Material provided:

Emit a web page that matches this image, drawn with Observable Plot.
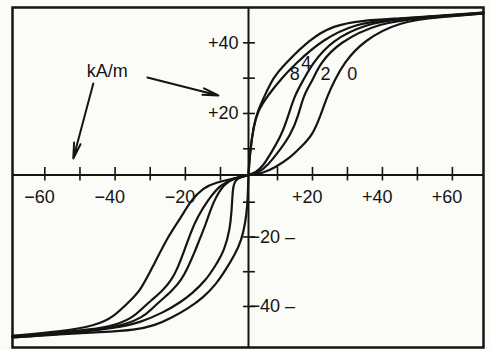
<!DOCTYPE html>
<html><head><meta charset="utf-8">
<script src="https://cdn.jsdelivr.net/npm/d3@7"></script>
<script src="https://cdn.jsdelivr.net/npm/@observablehq/plot@0.6"></script>
<style>
html,body{margin:0;padding:0;background:#fdfdfb;}
#chart svg{display:block;}
</style></head><body><div id="chart"></div>
<script>
// Field strength H (kA/m) vs. magnetisation.
// First quadrant
const q1_steep = [[0,0],[0.2,3.6],[0.6,9.4],[1.8,16.6],[3.1,20.6],[5.6,25.1],[8.6,30.2],[11.7,33.6],[19.4,41.2],[26,44.9],[33.7,46.3],[45.1,46.9],[56.6,47.7],[68.9,48.6]];
const q1_8 = [[0,0],[0.2,3.6],[0.6,9.4],[1.8,16.6],[3.3,20.8],[6.6,25.1],[11.4,30.2],[14.6,33.6],[23.1,41.2],[32.9,45.5],[41.4,46.6],[56.6,47.6],[68.9,48.5]];
const q1_4 = [[0,0],[2.4,0.8],[5.2,3.6],[8.3,9.4],[11.1,13.8],[13.1,19.4],[14.9,25.1],[17.3,29.3],[19.8,33.9],[25.4,40.7],[35.7,45.5],[45.1,46.8],[56.6,47.6],[68.9,48.4]];
const q1_2 = [[0,0],[3.4,0.8],[6.6,3.6],[10.6,9.4],[13.7,13.8],[16,19.4],[17.4,25.1],[20,29.3],[22,33.9],[27.4,40.1],[39.4,45.8],[50.9,47],[68.9,48.3]];
const q1_0 = [[0,0],[4.8,0.6],[9.3,2.9],[13.7,6.7],[16.6,10.4],[20,13.8],[22.3,19.4],[24.3,25.1],[26.3,29.3],[28.9,34.2],[34.6,40.7],[45.1,46.1],[56.6,47.3],[68.9,48.3]];
// Third quadrant
const q3_steep = [[0,0],[-0.2,-5.7],[-0.4,-10.9],[-1.1,-15.8],[-2.5,-21],[-5,-25.3],[-7.9,-29.1],[-11.1,-33.4],[-14.8,-37.4],[-19.1,-40.5],[-24.2,-43.4],[-28.5,-45.4],[-34.2,-46.8],[-44.2,-47.4],[-55.6,-48],[-69.2,-48.9]];
const q3_8 = [[0,0],[-5.4,-1.3],[-5.7,-7.5],[-6.1,-13],[-6.6,-17.6],[-8.6,-23.9],[-11.4,-28.2],[-14.2,-32.5],[-18,-36.2],[-21.4,-38.8],[-26.2,-41.7],[-32.8,-44.6],[-39.1,-46.1],[-55.6,-48],[-69.2,-48.9]];
const q3_4 = [[0,0],[-5.4,-1.3],[-8.6,-3.1],[-12,-9.4],[-14.3,-16.7],[-15.7,-20],[-17.4,-24.5],[-19.4,-29],[-21.2,-32.5],[-23.9,-35.6],[-27.1,-38.4],[-29.4,-40.5],[-31.9,-43.1],[-39.9,-46.3],[-55.6,-47.7],[-69.2,-48.7]];
const q3_2 = [[0,0],[-5.4,-1.3],[-10,-3.5],[-13.7,-9.4],[-16.6,-14.4],[-18.4,-18.5],[-20.5,-24.5],[-22.2,-29],[-24,-32.5],[-26.6,-35.6],[-29.9,-38.4],[-32.2,-40.5],[-34.8,-43.1],[-40.8,-46],[-55.6,-47.5],[-69.2,-48.6]];
const q3_0 = [[0,0],[-5.4,-1.3],[-11.4,-2.8],[-14.8,-4.6],[-18.5,-9.4],[-21.4,-14.7],[-24.8,-19.6],[-29.4,-28.8],[-32.8,-35.4],[-35.6,-38.2],[-40.5,-43.1],[-45.6,-45.5],[-55.6,-47.2],[-69.2,-48.4]];

const xTicks = [-60,-50,-40,-30,-20,-10,10,20,30,40,50,60];
const xLabelValues = [-60,-40,-20,20,40,60];
const xLabelTexts = ["−60","−40","−20","+20","+40","+60"];
const yTicks = [-40,-30,-20,-10,10,20,30,40];
const yPosLabelValues = [20,40];
const yPosLabelTexts = ["+20","+40"];
const yNegLabelValues = [-20,-40];
const yNegLabelTexts = ["−20 –","−40 –"];
const curveLabels = ["8","4","2","0"];
const curveLabelH = [14.9,18.2,23.7,31.4];
const curveLabelM = [31,34.1,31,31];
const unitText = "kA/m";
const unitAt = [-42.2, 31.9];
const arrowFromH = [-30.8,-46.2];
const arrowFromM = [30.2,28.5];
const arrowToH = [-10.6,-51.9];
const arrowToM = [25.1,6.3];

const series = [
  ["q1s", q1_steep],["q18", q1_8],["q14", q1_4],["q12", q1_2],["q10", q1_0],
  ["q3s", q3_steep],["q38", q3_8],["q34", q3_4],["q32", q3_2],["q30", q3_0]
];
const lineData = series.flatMap(([id, pts]) => pts.map(([h, m]) => ({id, h, m})));
const ink = "#141414";
const font = "Liberation Sans, Arial, sans-serif";

const chart = Plot.plot({
  width: 491, height: 350,
  marginLeft: 12, marginRight: 8, marginTop: 7, marginBottom: 3,
  style: {background: "#fbfbf8", fontFamily: font},
  x: {type: "linear", domain: [-69.2, -10, 0, 10, 68.9], range: [12, 220, 248, 277, 483], axis: null},
  y: {type: "linear", domain: [-51.8, -10, 0, 10, 50], range: [347, 201.7, 174.5, 148.3, 7], axis: null},
  marks: [
    Plot.ruleY([0], {stroke: ink, strokeWidth: 2}),
    Plot.ruleX([0], {stroke: ink, strokeWidth: 2}),
    Plot.ruleX(xTicks, {x: d => d, y1: -2.2, y2: 2.9, stroke: ink, strokeWidth: 1.6}),
    Plot.ruleY(yTicks, {y: d => d, x1: -1.8, x2: 2.4, stroke: ink, strokeWidth: 1.6}),
    Plot.line(lineData, {x: "h", y: "m", z: "id", curve: "basis", stroke: ink, strokeWidth: 2.2}),
    Plot.text(xLabelValues, {x: d => d, y: 0, text: (d, i) => xLabelTexts[i], dy: 22, dx: 10, textAnchor: "end", fontSize: 18, fill: ink, style: "letter-spacing:1px"}),
    Plot.text(yPosLabelValues, {x: 0, y: d => d, text: (d, i) => yPosLabelTexts[i], dx: -10, textAnchor: "end", fontSize: 18, fill: ink}),
    Plot.text(yNegLabelValues, {x: 0, y: d => d, text: (d, i) => yNegLabelTexts[i], dx: 1, textAnchor: "start", fontSize: 18, fill: ink}),
    Plot.text(curveLabels, {x: (d, i) => curveLabelH[i], y: (d, i) => curveLabelM[i], text: d => d, fontSize: 18, fill: ink}),
    Plot.text([unitText], {x: unitAt[0], y: unitAt[1], text: d => d, fontSize: 18, fill: ink, style: "letter-spacing:3px"}),
    Plot.arrow([0, 1], {x1: i => arrowFromH[i], y1: i => arrowFromM[i], x2: i => arrowToH[i], y2: i => arrowToM[i], stroke: ink, strokeWidth: 2, headAngle: 24, headLength: 12}),
    Plot.frame({stroke: ink, strokeWidth: 2.5})
  ]
});
document.getElementById("chart").append(chart);
</script>
</body></html>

What to produce: Return the whole listing, word for word, and leave out every picture.

Full response:
Emit a web page that matches this image, drawn with Observable Plot.
<!DOCTYPE html>
<html><head><meta charset="utf-8">
<script src="https://cdn.jsdelivr.net/npm/d3@7"></script>
<script src="https://cdn.jsdelivr.net/npm/@observablehq/plot@0.6"></script>
<style>
html,body{margin:0;padding:0;background:#fdfdfb;}
#chart svg{display:block;}
</style></head><body><div id="chart"></div>
<script>
// Field strength H (kA/m) vs. magnetisation.
// First quadrant
const q1_steep = [[0,0],[0.2,3.6],[0.6,9.4],[1.8,16.6],[3.1,20.6],[5.6,25.1],[8.6,30.2],[11.7,33.6],[19.4,41.2],[26,44.9],[33.7,46.3],[45.1,46.9],[56.6,47.7],[68.9,48.6]];
const q1_8 = [[0,0],[0.2,3.6],[0.6,9.4],[1.8,16.6],[3.3,20.8],[6.6,25.1],[11.4,30.2],[14.6,33.6],[23.1,41.2],[32.9,45.5],[41.4,46.6],[56.6,47.6],[68.9,48.5]];
const q1_4 = [[0,0],[2.4,0.8],[5.2,3.6],[8.3,9.4],[11.1,13.8],[13.1,19.4],[14.9,25.1],[17.3,29.3],[19.8,33.9],[25.4,40.7],[35.7,45.5],[45.1,46.8],[56.6,47.6],[68.9,48.4]];
const q1_2 = [[0,0],[3.4,0.8],[6.6,3.6],[10.6,9.4],[13.7,13.8],[16,19.4],[17.4,25.1],[20,29.3],[22,33.9],[27.4,40.1],[39.4,45.8],[50.9,47],[68.9,48.3]];
const q1_0 = [[0,0],[4.8,0.6],[9.3,2.9],[13.7,6.7],[16.6,10.4],[20,13.8],[22.3,19.4],[24.3,25.1],[26.3,29.3],[28.9,34.2],[34.6,40.7],[45.1,46.1],[56.6,47.3],[68.9,48.3]];
// Third quadrant
const q3_steep = [[0,0],[-0.2,-5.7],[-0.4,-10.9],[-1.1,-15.8],[-2.5,-21],[-5,-25.3],[-7.9,-29.1],[-11.1,-33.4],[-14.8,-37.4],[-19.1,-40.5],[-24.2,-43.4],[-28.5,-45.4],[-34.2,-46.8],[-44.2,-47.4],[-55.6,-48],[-69.2,-48.9]];
const q3_8 = [[0,0],[-5.4,-1.3],[-5.7,-7.5],[-6.1,-13],[-6.6,-17.6],[-8.6,-23.9],[-11.4,-28.2],[-14.2,-32.5],[-18,-36.2],[-21.4,-38.8],[-26.2,-41.7],[-32.8,-44.6],[-39.1,-46.1],[-55.6,-48],[-69.2,-48.9]];
const q3_4 = [[0,0],[-5.4,-1.3],[-8.6,-3.1],[-12,-9.4],[-14.3,-16.7],[-15.7,-20],[-17.4,-24.5],[-19.4,-29],[-21.2,-32.5],[-23.9,-35.6],[-27.1,-38.4],[-29.4,-40.5],[-31.9,-43.1],[-39.9,-46.3],[-55.6,-47.7],[-69.2,-48.7]];
const q3_2 = [[0,0],[-5.4,-1.3],[-10,-3.5],[-13.7,-9.4],[-16.6,-14.4],[-18.4,-18.5],[-20.5,-24.5],[-22.2,-29],[-24,-32.5],[-26.6,-35.6],[-29.9,-38.4],[-32.2,-40.5],[-34.8,-43.1],[-40.8,-46],[-55.6,-47.5],[-69.2,-48.6]];
const q3_0 = [[0,0],[-5.4,-1.3],[-11.4,-2.8],[-14.8,-4.6],[-18.5,-9.4],[-21.4,-14.7],[-24.8,-19.6],[-29.4,-28.8],[-32.8,-35.4],[-35.6,-38.2],[-40.5,-43.1],[-45.6,-45.5],[-55.6,-47.2],[-69.2,-48.4]];

const xTicks = [-60,-50,-40,-30,-20,-10,10,20,30,40,50,60];
const xLabelValues = [-60,-40,-20,20,40,60];
const xLabelTexts = ["−60","−40","−20","+20","+40","+60"];
const yTicks = [-40,-30,-20,-10,10,20,30,40];
const yPosLabelValues = [20,40];
const yPosLabelTexts = ["+20","+40"];
const yNegLabelValues = [-20,-40];
const yNegLabelTexts = ["−20 –","−40 –"];
const curveLabels = ["8","4","2","0"];
const curveLabelH = [14.9,18.2,23.7,31.4];
const curveLabelM = [31,34.1,31,31];
const unitText = "kA/m";
const unitAt = [-42.2, 31.9];
const arrowFromH = [-30.8,-46.2];
const arrowFromM = [30.2,28.5];
const arrowToH = [-10.6,-51.9];
const arrowToM = [25.1,6.3];

const series = [
  ["q1s", q1_steep],["q18", q1_8],["q14", q1_4],["q12", q1_2],["q10", q1_0],
  ["q3s", q3_steep],["q38", q3_8],["q34", q3_4],["q32", q3_2],["q30", q3_0]
];
const lineData = series.flatMap(([id, pts]) => pts.map(([h, m]) => ({id, h, m})));
const ink = "#141414";
const font = "Liberation Sans, Arial, sans-serif";

const chart = Plot.plot({
  width: 491, height: 350,
  marginLeft: 12, marginRight: 8, marginTop: 7, marginBottom: 3,
  style: {background: "#fbfbf8", fontFamily: font},
  x: {type: "linear", domain: [-69.2, -10, 0, 10, 68.9], range: [12, 220, 248, 277, 483], axis: null},
  y: {type: "linear", domain: [-51.8, -10, 0, 10, 50], range: [347, 201.7, 174.5, 148.3, 7], axis: null},
  marks: [
    Plot.ruleY([0], {stroke: ink, strokeWidth: 2}),
    Plot.ruleX([0], {stroke: ink, strokeWidth: 2}),
    Plot.ruleX(xTicks, {x: d => d, y1: -2.2, y2: 2.9, stroke: ink, strokeWidth: 1.6}),
    Plot.ruleY(yTicks, {y: d => d, x1: -1.8, x2: 2.4, stroke: ink, strokeWidth: 1.6}),
    Plot.line(lineData, {x: "h", y: "m", z: "id", curve: "basis", stroke: ink, strokeWidth: 2.2}),
    Plot.text(xLabelValues, {x: d => d, y: 0, text: (d, i) => xLabelTexts[i], dy: 22, dx: 10, textAnchor: "end", fontSize: 18, fill: ink, style: "letter-spacing:1px"}),
    Plot.text(yPosLabelValues, {x: 0, y: d => d, text: (d, i) => yPosLabelTexts[i], dx: -10, textAnchor: "end", fontSize: 18, fill: ink}),
    Plot.text(yNegLabelValues, {x: 0, y: d => d, text: (d, i) => yNegLabelTexts[i], dx: 1, textAnchor: "start", fontSize: 18, fill: ink}),
    Plot.text(curveLabels, {x: (d, i) => curveLabelH[i], y: (d, i) => curveLabelM[i], text: d => d, fontSize: 18, fill: ink}),
    Plot.text([unitText], {x: unitAt[0], y: unitAt[1], text: d => d, fontSize: 18, fill: ink, style: "letter-spacing:3px"}),
    Plot.arrow([0, 1], {x1: i => arrowFromH[i], y1: i => arrowFromM[i], x2: i => arrowToH[i], y2: i => arrowToM[i], stroke: ink, strokeWidth: 2, headAngle: 24, headLength: 12}),
    Plot.frame({stroke: ink, strokeWidth: 2.5})
  ]
});
document.getElementById("chart").append(chart);
</script>
</body></html>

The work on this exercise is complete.